### Task
Can you copy out the data exactly? Leave the images out.

### Data excerpt
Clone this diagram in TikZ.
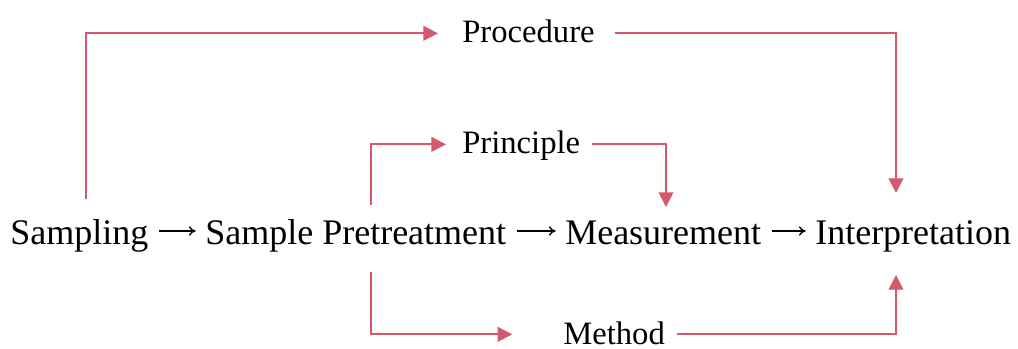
\documentclass[tikz,border=0pt]{standalone}
\usepackage{fontspec}
\setmainfont{Liberation Serif}
\usetikzlibrary{arrows.meta,positioning}
\definecolor{flowred}{RGB}{214,88,108}
\tikzset{
  stage/.style={font=\fontsize{27}{30}\selectfont, inner sep=0pt, anchor=base west, text height=21pt, text depth=0pt},
  aspect/.style={font=\fontsize{24.5}{28}\selectfont, inner sep=0pt, anchor=base west, text height=14.5pt, text depth=0pt},
  thento/.style={line width=1pt, -{To[length=5pt,width=7pt]}, shorten <=8pt, shorten >=7pt},
  flow/.style={flowred, line width=1.4pt, -{Triangle[length=11pt,width=11pt]}}
}
\begin{document}
\begin{tikzpicture}[x=0.75pt,y=-0.75pt]
    \useasboundingbox (0,0) rectangle (1018,349);
    %main line
    \node[stage] (sampling) at (10,245) {Sampling};
    \node[stage] (pretreat) at (205,245) {Sample Pretreatment};
    \node[stage] (measure) at (565,245) {Measurement};
    \node[stage] (interp) at (815,245) {Interpretation};
    \draw[thento] (sampling) -- (pretreat);
    \draw[thento] (pretreat) -- (measure);
    \draw[thento] (measure) -- (interp);
    %
    %aspects
    \node[aspect] (procedure) at (462,43) {Procedure};
    \node[aspect] (principle) at (462,154) {Principle};
    \node[aspect] (method) at (563,344) {Method};
    %
    %ends on the main line
    \coordinate (sampout) at (86,199);
    \coordinate (pretup) at (371,205);
    \coordinate (pretdown) at (371,272);
    \coordinate (measin) at (666,207);
    \coordinate (interpin) at (896,193);
    \coordinate (interpbelow) at (896,275);
    %
    %Procedure
    \draw[flow, shorten >=18pt] (sampout) |- (procedure);
    \draw[flow, shorten <=15pt] (procedure) -| (interpin);
    %Principle
    \draw[flow, shorten >=12pt] (pretup) |- (principle);
    \draw[flow, shorten <=9pt] (principle) -| (measin);
    %Method
    \draw[flow, shorten >=38pt] (pretdown) |- (method);
    \draw[flow, shorten <=9pt] (method) -| (interpbelow);
    %
\end{tikzpicture}
\end{document}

### Written response
Clone this diagram in TikZ.
\documentclass[tikz,border=0pt]{standalone}
\usepackage{fontspec}
\setmainfont{Liberation Serif}
\usetikzlibrary{arrows.meta,positioning}
\definecolor{flowred}{RGB}{214,88,108}
\tikzset{
  stage/.style={font=\fontsize{27}{30}\selectfont, inner sep=0pt, anchor=base west, text height=21pt, text depth=0pt},
  aspect/.style={font=\fontsize{24.5}{28}\selectfont, inner sep=0pt, anchor=base west, text height=14.5pt, text depth=0pt},
  thento/.style={line width=1pt, -{To[length=5pt,width=7pt]}, shorten <=8pt, shorten >=7pt},
  flow/.style={flowred, line width=1.4pt, -{Triangle[length=11pt,width=11pt]}}
}
\begin{document}
\begin{tikzpicture}[x=0.75pt,y=-0.75pt]
    \useasboundingbox (0,0) rectangle (1018,349);
    %main line
    \node[stage] (sampling) at (10,245) {Sampling};
    \node[stage] (pretreat) at (205,245) {Sample Pretreatment};
    \node[stage] (measure) at (565,245) {Measurement};
    \node[stage] (interp) at (815,245) {Interpretation};
    \draw[thento] (sampling) -- (pretreat);
    \draw[thento] (pretreat) -- (measure);
    \draw[thento] (measure) -- (interp);
    %
    %aspects
    \node[aspect] (procedure) at (462,43) {Procedure};
    \node[aspect] (principle) at (462,154) {Principle};
    \node[aspect] (method) at (563,344) {Method};
    %
    %ends on the main line
    \coordinate (sampout) at (86,199);
    \coordinate (pretup) at (371,205);
    \coordinate (pretdown) at (371,272);
    \coordinate (measin) at (666,207);
    \coordinate (interpin) at (896,193);
    \coordinate (interpbelow) at (896,275);
    %
    %Procedure
    \draw[flow, shorten >=18pt] (sampout) |- (procedure);
    \draw[flow, shorten <=15pt] (procedure) -| (interpin);
    %Principle
    \draw[flow, shorten >=12pt] (pretup) |- (principle);
    \draw[flow, shorten <=9pt] (principle) -| (measin);
    %Method
    \draw[flow, shorten >=38pt] (pretdown) |- (method);
    \draw[flow, shorten <=9pt] (method) -| (interpbelow);
    %
\end{tikzpicture}
\end{document}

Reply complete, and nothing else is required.